It is always amusing to see ideology blind people to reality.
A recent example of this has been the reaction of the British Parliamentary establishment and the UK mainstream media to Prime Minister Theresa May’s visit to Washington D.C. to meet with President Trump.
It seems that the old hands in Whitehall and Fleet Street think they can do something that thus far the Democratic Party, much of the Republican Party, the CIA, the NSA, the Pentagon, and China, have been unable to do, which is pressure Donald Trump to change his mind.
It borders on the surreal to see a Britain whose establishment happily volunteered to become the 51st state under Tony Blair, suddenly realise that an iceberg filled ocean separates the two countries.

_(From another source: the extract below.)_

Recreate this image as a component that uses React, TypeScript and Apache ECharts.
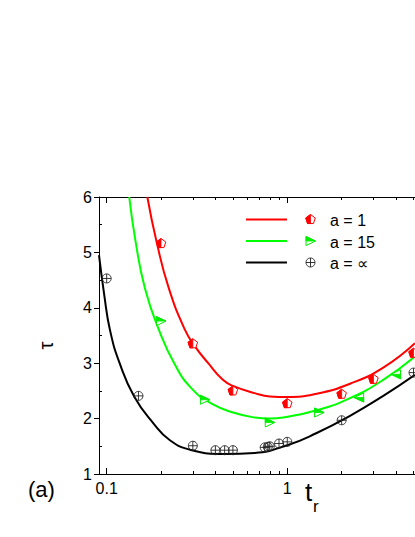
import React, { useEffect, useRef } from 'react';
import * as echarts from 'echarts';

const FONT = "'Liberation Sans', Arial, Helvetica, sans-serif";
const RED = '#ff0000';
const GREEN = '#00ee00';
const BLACK = '#000000';

// Curves (fits): t_r and tau
const redCurveT = [0.168, 0.189, 0.221, 0.2715, 0.309, 0.365, 0.44, 0.5, 0.66, 0.8, 1.0, 1.455, 2.225, 3.4, 5.09];
const redCurveTau = [6.0, 5.19, 4.35, 3.6, 3.3, 3.0, 2.7, 2.59, 2.46, 2.4, 2.39, 2.45, 2.63, 2.92, 3.36];

const greenCurveT = [0.1334, 0.1447, 0.163, 0.1947, 0.239, 0.296, 0.381, 0.513, 0.66, 0.8, 0.95, 1.455, 2.225, 3.4, 5.09];
const greenCurveTau = [6.0, 5.19, 4.35, 3.6, 2.97, 2.54, 2.27, 2.1, 2.02, 2.0, 2.02, 2.15, 2.37, 2.7, 3.12];

const blackCurveT = [0.0907, 0.097, 0.1043, 0.118, 0.142, 0.181, 0.224, 0.296, 0.45, 0.66, 1.0, 1.455, 2.225, 3.4, 5.09];
const blackCurveTau = [4.95, 4.23, 3.6, 3.0, 2.4, 1.92, 1.61, 1.43, 1.36, 1.38, 1.52, 1.74, 2.05, 2.41, 2.79];

// Measured points
const redMarkT = [0.2, 0.3, 0.5, 1, 2, 3, 5];
const redMarkTau = [5.16, 3.35, 2.5, 2.27, 2.44, 2.71, 3.18];

const greenMarkT = [0.2, 0.35, 0.8, 1.5, 2.5, 4];
const greenMarkTau = [3.76, 2.34, 1.93, 2.11, 2.38, 2.8];
const greenMarkDir = [0, 0, 0, 0, 180, 180];

const blackMarkT = [0.1, 0.15, 0.3, 0.4, 0.45, 0.5, 0.75, 0.78, 0.8, 0.9, 1, 2, 5];
const blackMarkTau = [4.53, 2.41, 1.51, 1.43, 1.43, 1.43, 1.48, 1.49, 1.5, 1.55, 1.58, 1.97, 2.83];

// Axes
const xMajorTicks = [0.1, 1];
const xTickLabels = ['0.1', '1'];
const xMinorTicks = [0.2, 0.3, 0.4, 0.5, 0.6, 0.7, 0.8, 0.9, 2, 3, 4, 5];
const xMinT = 0.0907;
const xMaxT = 5.095;
const yMinorTicks = [1.5, 2.5, 3.5, 4.5, 5.5];

const legendLabels = ['a = 1', 'a = 15', 'a = \u221D'];

const L = (v: number) => Math.log10(v);

function pentagonPts(r: number) {
  const pts: number[][] = [];
  for (let i = 0; i < 5; i++) {
    const a = -Math.PI / 2 + (i * 2 * Math.PI) / 5;
    pts.push([r * Math.cos(a), r * Math.sin(a)]);
  }
  return pts;
}

function markerChildren(kind: string, color: string): any[] {
  if (kind === 'pent') {
    const r = 5;
    const p = pentagonPts(r);
    const half = [[0, -r], p[4], p[3], [0, r * Math.sin((54 * Math.PI) / 180)]];
    return [
      { type: 'polygon', shape: { points: p }, style: { fill: '#fff', stroke: color, lineWidth: 1 } },
      { type: 'polygon', shape: { points: half }, style: { fill: color, stroke: color, lineWidth: 0.8 } },
    ];
  }
  if (kind === 'tri') {
    const full = [[-4.5, -4.5], [5, 0], [-4.5, 4.5]];
    const half = [[-4.5, -4.5], [5, 0], [-4.5, 0]];
    return [
      { type: 'polygon', shape: { points: full }, style: { fill: '#fff', stroke: color, lineWidth: 1 } },
      { type: 'polygon', shape: { points: half }, style: { fill: color, stroke: color, lineWidth: 0.8 } },
    ];
  }
  const r = 4.5;
  return [
    { type: 'circle', shape: { cx: 0, cy: 0, r }, style: { fill: 'rgba(0,0,0,0)', stroke: '#222', lineWidth: 0.9 } },
    { type: 'line', shape: { x1: -r, y1: 0, x2: r, y2: 0 }, style: { stroke: '#222', lineWidth: 0.9 } },
    { type: 'line', shape: { x1: 0, y1: -r, x2: 0, y2: r }, style: { stroke: '#222', lineWidth: 0.9 } },
  ];
}

function curveSeries(ts: number[], taus: number[], color: string) {
  return {
    type: 'line',
    xAxisIndex: 0,
    yAxisIndex: 0,
    data: ts.map((t, i) => [L(t), taus[i]]),
    smooth: 0.5,
    symbol: 'none',
    clip: true,
    z: 2,
    lineStyle: { color, width: 2 },
  };
}

function markerSeries(ts: number[], taus: number[], dirs: number[] | null, kind: string, color: string) {
  return {
    type: 'custom',
    xAxisIndex: 0,
    yAxisIndex: 0,
    z: 3,
    clip: true,
    data: ts.map((t, i) => [L(t), taus[i], dirs ? dirs[i] : 0]),
    encode: { x: 0, y: 1 },
    renderItem: (params: any, api: any) => {
      const p = api.coord([api.value(0), api.value(1)]);
      return {
        type: 'group',
        x: p[0],
        y: p[1],
        rotation: (api.value(2) * Math.PI) / 180,
        children: markerChildren(kind, color),
      };
    },
  };
}

export default function App() {
  const ref = useRef<HTMLDivElement>(null);
  useEffect(() => {
    if (!ref.current) return;
    const chart = echarts.init(ref.current, undefined, { renderer: 'svg' });
    const xMin = L(xMinT);
    const xMax = L(xMaxT);
    const labelFor = (v: number) => {
      for (let i = 0; i < xMajorTicks.length; i++) {
        if (Math.abs(L(xMajorTicks[i]) - v) < 1e-6) return xTickLabels[i];
      }
      return '';
    };
    const axisLineStyle = { color: '#000', width: 1 };
    const baseX = {
      type: 'value',
      min: xMin,
      max: xMax,
      splitLine: { show: false },
    };
    const legendRows = [
      { y: 219.5, color: RED, kind: 'pent', label: legendLabels[0] },
      { y: 241, color: '#00ff00', kind: 'tri', label: legendLabels[1] },
      { y: 262.5, color: BLACK, kind: 'circ', label: legendLabels[2] },
    ];
    const graphics: any[] = [];
    legendRows.forEach((r) => {
      graphics.push({
        type: 'line',
        shape: { x1: 246, y1: r.y, x2: 287, y2: r.y },
        style: { stroke: r.color, lineWidth: 2 },
        z: 10,
      });
      graphics.push({
        type: 'group',
        x: 310.5,
        y: r.y,
        z: 10,
        children: markerChildren(r.kind, r.kind === 'tri' ? GREEN : r.color),
      });
      graphics.push({
        type: 'text',
        x: 330,
        y: r.y + 1,
        z: 10,
        style: { text: r.label, fill: '#000', font: `16px ${FONT}`, textAlign: 'left', textVerticalAlign: 'middle' },
      });
    });
    graphics.push({
      type: 'text', x: 305, y: 491.5, z: 10,
      style: { text: 't', fill: '#000', font: `26px ${FONT}`, textAlign: 'left', textVerticalAlign: 'middle' },
    });
    graphics.push({
      type: 'text', x: 313, y: 506, z: 10,
      style: { text: 'r', fill: '#000', font: `17px ${FONT}`, textAlign: 'left', textVerticalAlign: 'middle' },
    });
    graphics.push({
      type: 'text', x: 28, y: 489, z: 10,
      style: { text: '(a)', fill: '#000', font: `22px ${FONT}`, textAlign: 'left', textVerticalAlign: 'middle' },
    });
    graphics.push({
      type: 'text', x: 46, y: 345.5, z: 10, rotation: Math.PI / 2,
      style: { text: '\u03C4', fill: '#000', font: `20px ${FONT}`, textAlign: 'center', textVerticalAlign: 'middle' },
    });

    chart.setOption({
      animation: false,
      backgroundColor: '#fff',
      grid: { left: 99, top: 197, right: 0, bottom: 63, containLabel: false, outerBoundsMode: 'none' },
      xAxis: [
        {
          ...baseX,
          position: 'bottom',
          axisLine: { onZero: false, lineStyle: axisLineStyle },
          axisTick: { inside: true, length: 6, customValues: xMajorTicks.map(L), lineStyle: axisLineStyle },
          axisLabel: {
            customValues: xMajorTicks.map(L),
            formatter: (v: number) => labelFor(v),
            color: '#000',
            fontSize: 16,
            fontFamily: FONT,
            margin: 6,
          },
        },
        {
          ...baseX,
          position: 'bottom',
          axisLine: { show: false, onZero: false },
          axisTick: { inside: true, length: 3, customValues: xMinorTicks.map(L), lineStyle: axisLineStyle },
          axisLabel: { show: false },
        },
        {
          ...baseX,
          position: 'top',
          axisLine: { onZero: false, lineStyle: axisLineStyle },
          axisTick: { inside: true, length: 6, customValues: xMajorTicks.map(L), lineStyle: axisLineStyle },
          axisLabel: { show: false },
        },
        {
          ...baseX,
          position: 'top',
          axisLine: { show: false, onZero: false },
          axisTick: { inside: true, length: 3, customValues: xMinorTicks.map(L), lineStyle: axisLineStyle },
          axisLabel: { show: false },
        },
      ],
      yAxis: [
        {
          type: 'value',
          position: 'left',
          min: 1,
          max: 6,
          interval: 1,
          splitLine: { show: false },
          axisLine: { show: true, onZero: false, lineStyle: axisLineStyle },
          axisTick: { inside: false, length: 5, lineStyle: axisLineStyle },
          axisLabel: { color: '#000', fontSize: 16, fontFamily: FONT, margin: 7 },
        },
        {
          type: 'value',
          position: 'left',
          min: 1,
          max: 6,
          interval: 1,
          splitLine: { show: false },
          axisLine: { show: false, onZero: false },
          axisTick: { inside: true, length: 3, customValues: yMinorTicks, lineStyle: axisLineStyle },
          axisLabel: { show: false },
        },
      ],
      series: [
        curveSeries(redCurveT, redCurveTau, RED),
        curveSeries(greenCurveT, greenCurveTau, '#00ff00'),
        curveSeries(blackCurveT, blackCurveTau, BLACK),
        markerSeries(redMarkT, redMarkTau, null, 'pent', RED),
        markerSeries(greenMarkT, greenMarkTau, greenMarkDir, 'tri', GREEN),
        markerSeries(blackMarkT, blackMarkTau, null, 'circ', BLACK),
      ],
      graphic: graphics,
    });
    return () => chart.dispose();
  }, []);
  return (
    <div
      ref={ref}
      style={{ position: 'absolute', left: 0, top: 0, width: 415, height: 537, overflow: 'hidden' }}
    />
  );
}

Now though ‘Britain must guide Trump’. This after it turns out that Britain cannot even fire its own Trident missiles.
Whereas Britain and Europe have points where both sides can strike mutually beneficial bargains, Britain’s relationship with the US is completely one sided because of the overriding economic and military realities. The legal, financial and to a degree even judicial cultures in Britain and America are so similar, that it necessarily disadvantages the junior partner.
To use an analogy from the world of motoring, a Mercedes A-class and S-class both come from the same stable, but the S class is bigger and more powerful, and always will be.
Of course, all nations ought to have as many partners and allies as possible. This is the constant refrain of Donald Trump when castigated for his apparent desire to improve relations with the Russian Federation, relations which deteriorated to the brink of war under Obama. So of course, it is only logical for Britain and the US to be close partners, hopefully in trade and anti-terrorism rather than in aggressive war making, as was the case in Yugoslavia (1999), Iraq (2003), Libya (2011) and in the current proxy war in Syria.
But the idea that Britain can lecture the US, especially under the single minded leadership of President Trump, is simply arrogant.
In the 1970s there was a slogan, ‘a place for everybody and everybody in their place’.
This represented the synthesis of equality with the fundamental principles of an ordered society. Wild idealism simply does not fit into this equation.
In post-war history, Britain has gone through several phrases in its relations with the US. Some have been vastly more successful than others.
–Acting bigger than one is:
A milestone example of this was when Britain (along with France and Israel) declared war on Egypt in 1956 over Nasser’s nationalisation of the Suez Canal. Here the US acting with fellow super-power the Soviet Union, put a sharp halt to Britain’s joint military action. It was clear who was in charge of geopolitics in the latter half of the 20th century from then on, and it was not Britain.
–Maintaining an independent line on foreign adventures whilst maintaining full diplomatic relations:
The perfect example of this was Harold Wilson’s refusal to participate in the US’s war in Vietnam. Many in the Pentagon simply expected Britain to go along with the US’s failed policy in Vietnam, but Wilson, however compromised he became as a domestic political figure in his final period of power, nonetheless remained committed to keeping Britain out of war.
It was not only a proud moment for Britain, but objectively, it was the correct decision.
This of course was best exemplified by Tony Blair who sat by his phone salivating for the news of which war he could next follow the US into. Bad for Britain, bad for the world.
–Different interests, similar goals.
This idea was best embodied by the policies of Reagan and Thatcher, two politicians I do not admire, but whose relationship demonstrates a kind of third way between Anthony Eden’s Suez adventure and Blair’s poodle like behaviour.
In the 1980s, the US was reluctant to support Britain’s Falklands/Malvinas War as South America had generally been the CIA’s de facto incubator for friendly far-right dictatorships. Likewise, Ronald Reagan’s intervention in Granada was seen as an affront to Britain, as the US was seen to be bullying a member of the British Commonwealth.
Ultimately, the US didn’t stop Britain from making war on Argentina, and Britain did not stop the US from invading Granada.
In terms of international relations, a hybrid between the Wilson model and the Reagan/Thatcher model is the best precedent for the two states. A ‘do as you will, according to your own interests’ attitude, that doesn’t impact on crucial areas like trade.
Britain has no more right to tell Donald Trump what to do than any other country. Because countries like China are far more important to the US’s future than Britain, Westminster has even less of a leg to stand on.
The junior partner in the ‘special relationship’ (whatever that actually means), ought to scrap the ideological overtones and get on with trade and other more mundane areas of friendship.
Whether Britain wants to ape Merkel’s open door policy or Trump wants to shut America’s borders completely is not a matter of mutual concern, nor is it an area where meddling is welcome from either side.